The plot is resolved, of course, but not before a great many other religious are killed off. Makes you wonder how the Christian churches managed to survive, given the high mortality rate of its clerics!
Through Sister Fidelma, Tremayne does not hesitate to criticize the Roman Church and its fondness for luxury and expensive trappings for its religious buildings and accoutrements, as well as hold up for ridicule the superstitious beliefs in relics, such as the True Cross (not even in Palestine under the best of conditions is wood going to last that long) and the staircase Christ descended from Pilate’s palace, all venerated by the Church in Rome.

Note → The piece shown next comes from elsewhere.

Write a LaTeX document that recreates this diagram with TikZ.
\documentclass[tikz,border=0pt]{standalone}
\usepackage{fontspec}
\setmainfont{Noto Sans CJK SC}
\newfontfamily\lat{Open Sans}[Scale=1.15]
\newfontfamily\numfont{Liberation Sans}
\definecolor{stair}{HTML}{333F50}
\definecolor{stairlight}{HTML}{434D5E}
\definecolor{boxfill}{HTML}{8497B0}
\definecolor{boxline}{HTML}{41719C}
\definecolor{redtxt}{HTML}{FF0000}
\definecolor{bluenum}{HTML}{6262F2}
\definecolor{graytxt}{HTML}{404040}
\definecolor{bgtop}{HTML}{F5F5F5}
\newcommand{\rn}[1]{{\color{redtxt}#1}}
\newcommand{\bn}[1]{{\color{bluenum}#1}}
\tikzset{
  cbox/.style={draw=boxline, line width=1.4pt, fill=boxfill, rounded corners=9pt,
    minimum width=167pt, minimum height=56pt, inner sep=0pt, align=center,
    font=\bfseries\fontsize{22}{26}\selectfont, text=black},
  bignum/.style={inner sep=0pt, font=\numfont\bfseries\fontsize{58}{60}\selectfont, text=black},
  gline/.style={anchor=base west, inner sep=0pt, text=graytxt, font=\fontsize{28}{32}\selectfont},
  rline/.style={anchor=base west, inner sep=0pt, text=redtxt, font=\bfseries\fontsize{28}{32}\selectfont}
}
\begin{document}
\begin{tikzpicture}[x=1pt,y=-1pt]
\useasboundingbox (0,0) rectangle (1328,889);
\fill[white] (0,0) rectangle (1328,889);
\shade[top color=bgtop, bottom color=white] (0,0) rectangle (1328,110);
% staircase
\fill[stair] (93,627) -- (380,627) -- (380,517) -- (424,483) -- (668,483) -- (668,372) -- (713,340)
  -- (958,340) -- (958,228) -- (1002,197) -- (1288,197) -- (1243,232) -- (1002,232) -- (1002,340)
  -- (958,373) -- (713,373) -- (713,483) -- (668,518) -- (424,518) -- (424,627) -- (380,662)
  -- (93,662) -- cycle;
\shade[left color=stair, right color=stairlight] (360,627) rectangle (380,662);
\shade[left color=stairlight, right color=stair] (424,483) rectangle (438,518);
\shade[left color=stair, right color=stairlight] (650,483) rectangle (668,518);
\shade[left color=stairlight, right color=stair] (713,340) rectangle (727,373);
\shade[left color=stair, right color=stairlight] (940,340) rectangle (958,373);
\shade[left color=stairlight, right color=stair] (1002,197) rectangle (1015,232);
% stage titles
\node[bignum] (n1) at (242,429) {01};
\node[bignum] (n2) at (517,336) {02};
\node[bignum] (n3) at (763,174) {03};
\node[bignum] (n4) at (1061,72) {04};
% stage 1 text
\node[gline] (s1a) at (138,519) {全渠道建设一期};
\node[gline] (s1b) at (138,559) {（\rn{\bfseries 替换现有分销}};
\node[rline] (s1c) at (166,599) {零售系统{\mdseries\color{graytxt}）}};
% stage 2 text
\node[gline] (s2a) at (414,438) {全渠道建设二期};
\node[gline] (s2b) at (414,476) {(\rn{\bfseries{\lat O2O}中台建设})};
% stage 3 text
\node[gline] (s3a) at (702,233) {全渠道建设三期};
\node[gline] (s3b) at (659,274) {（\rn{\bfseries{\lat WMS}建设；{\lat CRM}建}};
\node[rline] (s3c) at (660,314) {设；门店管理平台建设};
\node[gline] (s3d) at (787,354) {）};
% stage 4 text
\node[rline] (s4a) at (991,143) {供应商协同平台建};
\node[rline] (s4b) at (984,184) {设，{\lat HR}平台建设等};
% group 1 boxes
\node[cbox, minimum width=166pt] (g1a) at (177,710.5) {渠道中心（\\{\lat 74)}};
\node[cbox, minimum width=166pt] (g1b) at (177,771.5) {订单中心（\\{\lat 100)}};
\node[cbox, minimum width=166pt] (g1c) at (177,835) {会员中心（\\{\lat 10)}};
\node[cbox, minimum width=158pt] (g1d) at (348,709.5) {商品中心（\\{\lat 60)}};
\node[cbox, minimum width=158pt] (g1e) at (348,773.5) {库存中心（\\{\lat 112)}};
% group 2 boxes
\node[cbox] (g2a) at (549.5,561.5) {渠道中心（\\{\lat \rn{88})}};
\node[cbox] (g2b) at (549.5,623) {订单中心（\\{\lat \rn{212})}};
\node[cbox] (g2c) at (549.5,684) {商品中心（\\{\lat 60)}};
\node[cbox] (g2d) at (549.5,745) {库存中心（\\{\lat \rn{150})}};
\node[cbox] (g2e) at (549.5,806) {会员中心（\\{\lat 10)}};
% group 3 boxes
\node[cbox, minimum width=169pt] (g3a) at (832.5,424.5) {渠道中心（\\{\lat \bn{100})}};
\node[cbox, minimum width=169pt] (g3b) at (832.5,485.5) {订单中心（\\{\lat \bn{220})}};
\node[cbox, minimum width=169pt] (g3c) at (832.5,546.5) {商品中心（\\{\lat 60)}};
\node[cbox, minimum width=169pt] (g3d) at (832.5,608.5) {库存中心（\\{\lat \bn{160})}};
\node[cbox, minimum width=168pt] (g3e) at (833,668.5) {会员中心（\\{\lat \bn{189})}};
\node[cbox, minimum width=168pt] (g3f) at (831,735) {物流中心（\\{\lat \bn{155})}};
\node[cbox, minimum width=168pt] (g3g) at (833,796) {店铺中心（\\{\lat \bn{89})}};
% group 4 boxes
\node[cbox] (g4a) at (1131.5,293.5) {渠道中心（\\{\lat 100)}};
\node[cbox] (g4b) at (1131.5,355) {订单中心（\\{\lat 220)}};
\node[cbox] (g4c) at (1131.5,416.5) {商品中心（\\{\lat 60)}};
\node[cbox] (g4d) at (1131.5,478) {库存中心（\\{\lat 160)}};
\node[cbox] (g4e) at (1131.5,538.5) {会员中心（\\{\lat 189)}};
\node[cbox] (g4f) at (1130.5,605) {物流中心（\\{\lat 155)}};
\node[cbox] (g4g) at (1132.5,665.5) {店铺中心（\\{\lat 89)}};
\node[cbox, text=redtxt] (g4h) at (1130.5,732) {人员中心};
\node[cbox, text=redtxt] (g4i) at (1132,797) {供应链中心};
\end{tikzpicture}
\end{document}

Tremayne’s description of 7th century Rome, the impact of the rise of Islam, and the politics of the Roman Church, even if fictionalized, make the book interesting. The prose is marginally better than the first book, and there is an interesting subplot involving the famous ancient library in Alexandria, destroyed in the 7th century. I’m still don’t think that the series is as good as the Brother Caedfel series—for one thing, Tremayne is fond of Nero Wolfe type endings where all the suspects are gathered together and Fidelma, in a long, drawn-out scene, goes through the evidence, the logic,and then identifies the culprit. But I have the next two books and will continue to read to see if they are an improvement, because I still like the basic premise of a setting in 7th century Celtic culture. There’s hope.